The company won against the activist investor in its proxy fight, but more daunting tasks remain
That Kohl’s was able to stand its ground is already a strong vote of confidence. Other retailers have been unable to fend off challenges to their board this year: Dollar Tree and Bed Bath & Beyond settled with their respective activist investors in March, with both companies adding activist-nominated board members.
Despite a seemingly healthy appetite in the private-equity market ( Twitter and Citrix Systems are recent examples), the market seems skeptical that a deal will occur for Kohl’s. After the proxy-vote results were announced, Kohl’s share price sank 3%, and is now below $50 a share, around its level before Macellum Advisors renewed its campaign. Kohl’s shares went as high as $63.71 after news reports emerged late January of a bid by a consortium backed by Starboard Value.
This all means that Kohl’s has a tough climb ahead to take its valuation back to historic levels. Though Kohl’s managed to hold on to more business than peers during the pandemic, the latest quarter was unflattering compared with peers. Both Macy’s and Nordstrom, for example, saw an increase in revenue in their last reported quarter (ended January) compared with two years earlier. Kohl’s saw a 5% decline. The weakness, though, was in large part driven by supply-chain and inventory issues, which had hampered deliveries of private-label products, which saw higher demand than Kohl’s planned for. The company had indicated that inventory constraints hurt sales by 400 basis points in its last reported quarter. An inflation-squeezed consumer base should be a good thing for Kohl’s in the coming quarters, given that it sells at cheaper price points than department-store peers.
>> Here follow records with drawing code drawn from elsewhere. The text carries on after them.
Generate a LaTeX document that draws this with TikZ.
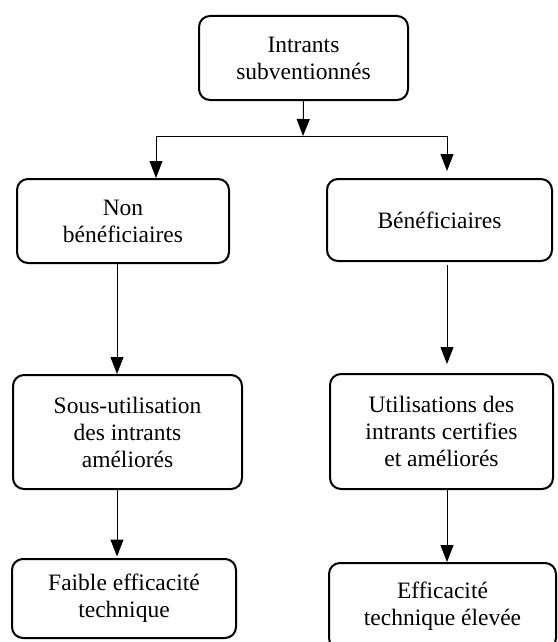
\documentclass[tikz,border=0pt]{standalone}
\usepackage{fontspec}
\setmainfont{Liberation Serif}
\usetikzlibrary{arrows.meta}
\begin{document}
\begin{tikzpicture}[x=1pt,y=-1pt,
  box/.style={draw, line width=2pt, rounded corners=11pt, align=center,
    inner sep=0pt, font=\fontsize{23.5}{27}\selectfont},
  conn/.style={line width=1pt, -{Triangle[length=17pt,width=13pt]}},
  plain/.style={line width=1pt}]
\useasboundingbox (0,0) rectangle (557,642);
\clip (0,0) rectangle (557,642);
\node[box, minimum width=209pt, minimum height=84pt] (top) at (303.5,58) {Intrants\\subventionnés};
\node[box, minimum width=212pt, minimum height=84pt] (non) at (123,221) {Non\\bénéficiaires};
\node[box, minimum width=225pt, minimum height=82pt] (ben) at (439.5,220) {Bénéficiaires};
\node[box, minimum width=229pt, minimum height=114pt] (sous) at (127.5,432) {Sous-utilisation\\des intrants\\améliorés};
\node[box, minimum width=223pt, minimum height=115pt] (util) at (441.5,431.5) {Utilisations des\\intrants certifies\\et améliorés};
\node[box, minimum width=224pt, minimum height=79pt] (faible) at (124,598.5) {Faible efficacité\\technique};
\node[box, minimum width=227pt, minimum height=86pt] (eff) at (442.5,606) {Efficacité\\technique élevée};
% split
\coordinate (hm) at (303,136);
\coordinate (hl) at (156,136);
\coordinate (hr) at (447,136);
\draw[conn] (top.south) -- (hm);
\draw[plain] (hl) -- (hr);
\draw[conn] (hl) -- (hl |- non.north);
\draw[conn, shorten >=7pt] (hr) -- (hr |- ben.north);
% left column
\coordinate (la) at (117,263);
\coordinate (lb) at (117,489);
\draw[conn] (la) -- (la |- sous.north);
\draw[conn, shorten >=1.5pt] (lb) -- (lb |- faible.north);
% right column
\coordinate (ra) at (447,261);
\coordinate (rb) at (447,489);
\draw[conn, shorten <=4pt, shorten >=9pt] (ra) -- (ra |- util.north);
\draw[conn] (rb) -- (rb |- eff.north);
\end{tikzpicture}
\end{document}
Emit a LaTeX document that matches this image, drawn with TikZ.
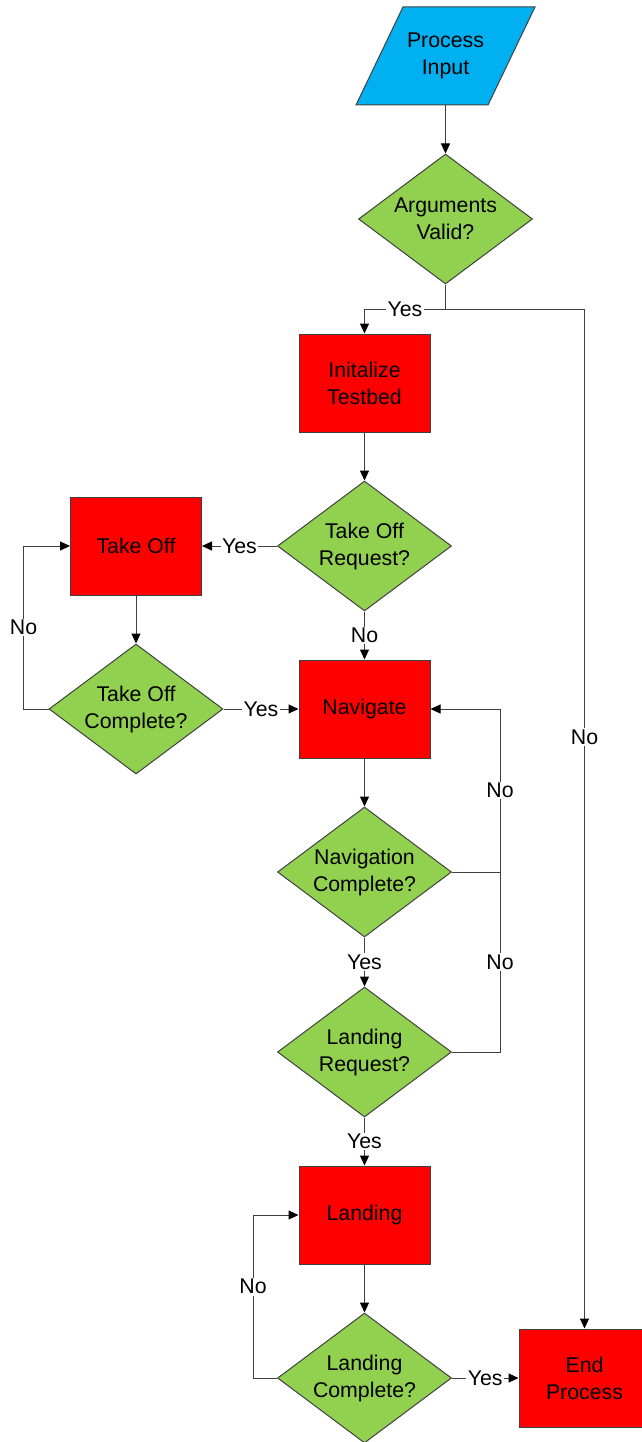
\documentclass[tikz,border=0pt]{standalone}
\usepackage{fontspec}
\setmainfont{Liberation Sans}
\usetikzlibrary{shapes.geometric,arrows.meta,backgrounds}
\definecolor{inblue}{HTML}{00B0F0}
\definecolor{decgreen}{HTML}{92D050}
\definecolor{procred}{HTML}{FF0000}
\definecolor{edgegray}{HTML}{404040}
\begin{document}
\begin{tikzpicture}[x=1pt,y=-1pt,
  every node/.style={font=\fontsize{21.3}{27}\selectfont, align=center, text=black},
  proc/.style={draw=edgegray, line width=1pt, fill=procred, minimum width=131pt, minimum height=98pt, inner sep=0pt},
  dec/.style={diamond, draw=edgegray, line width=1pt, fill=decgreen, minimum width=174pt, minimum height=130pt, inner sep=0pt, shape aspect=1.34},
  io/.style={minimum width=132pt, minimum height=98pt, inner sep=0pt, outer sep=0pt},
  conn/.style={draw=edgegray, line width=1pt},
  arr/.style={conn, -{Triangle[length=10pt,width=9pt,color=black]}},
  lbl/.style={fill=white, inner sep=1.5pt}
]
\useasboundingbox (0,0) rectangle (642,1442);
\clip (0,0) rectangle (642,1442);

\node[io] (in) at (445.5,56) {Process\\Input};
\begin{scope}[on background layer]
\draw[conn, fill=inblue] ([xshift=23.5pt]in.north west) -- ([xshift=23.5pt]in.north east) -- ([xshift=-23.5pt]in.south east) -- ([xshift=-23.5pt]in.south west) -- cycle;
\end{scope}

\node[dec]  (av)   at (445.5,219)  {Arguments\\Valid?};
\node[proc] (init) at (364.5,383)  {Initalize\\Testbed};
\node[dec]  (tor)  at (364.5,546)  {Take Off\\Request?};
\node[proc] (to)   at (136,546)    {Take Off};
\node[dec]  (toc)  at (136,709)    {Take Off\\Complete?};
\node[proc] (nav)  at (364.5,709)  {Navigate};
\node[dec]  (nc)   at (364.5,872)  {Navigation\\Complete?};
\node[dec]  (lr)   at (364.5,1052) {Landing\\Request?};
\node[proc] (land) at (364.5,1215) {Landing};
\node[dec]  (lc)   at (364.5,1378) {Landing\\Complete?};
\node[proc] (ep)   at (584.5,1378) {End\\Process};

\coordinate (split) at (445.5,309);

\draw[arr] (in.south) -- (av.north);
\draw[conn] (av.south) -- (split);
\draw[arr] (split) -- node[lbl]{Yes} (split -| init.north) -- (init.north);
\draw[arr] (split) -- (split -| ep.north) -- node[lbl,pos=0.42]{No} (ep.north);
\draw[arr] (init.south) -- (tor.north);
\draw[arr] (tor.west) -- node[lbl]{Yes} (to.east);
\draw[arr] (tor.south) -- node[lbl]{No} (nav.north);
\draw[arr] (to.south) -- (toc.north);
\draw[arr] (toc.east) -- node[lbl]{Yes} (nav.west);
\draw[arr] (toc.west) -- ++(-25,0) |- node[lbl,pos=0.25]{No} (to.west);
\draw[arr] (nav.south) -- (nc.north);
\draw[arr] (nc.east) -- ++(48,0) coordinate (j) |- node[lbl,pos=0.25]{No} (nav.east);
\draw[conn] (lr.east) -| node[lbl,pos=0.75]{No} (j);
\draw[arr] (nc.south) -- node[lbl]{Yes} (lr.north);
\draw[arr] (lr.south) -- node[lbl]{Yes} (land.north);
\draw[arr] (land.south) -- (lc.north);
\draw[arr] (lc.west) -- ++(-24,0) |- node[lbl,pos=0.28]{No} (land.west);
\draw[arr] (lc.east) -- node[lbl]{Yes} (ep.west);
\end{tikzpicture}
\end{document}
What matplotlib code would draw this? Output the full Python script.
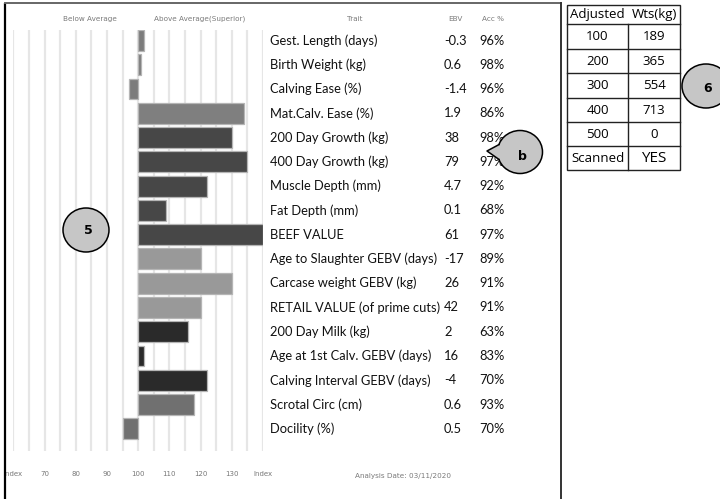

Importantly, Kohl’s Chief Executive Officer Michelle Gass has been more experimental than most and seems to have a good pulse on shopper preferences. Its plan to introduce coveted Sephora shops inside its stores seems to be bearing fruit, for example. The company plans to grow the Sephora business to $2 billion by 2025, which would represent roughly 10% of Kohl’s expected revenue that year. It is also planning to open 100 new smaller-format stores in the next four years, a concept that has shown promise on pilot runs. Wall Street analysts seem to trust Kohl’s strategic direction. Even before news of a potential bid emerged in January, most analysts polled by FactSet gave Kohl’s a target price above $64 a share.
Still, with competitors looking healthier lately, Kohl’s management has no time to rest on its laurels.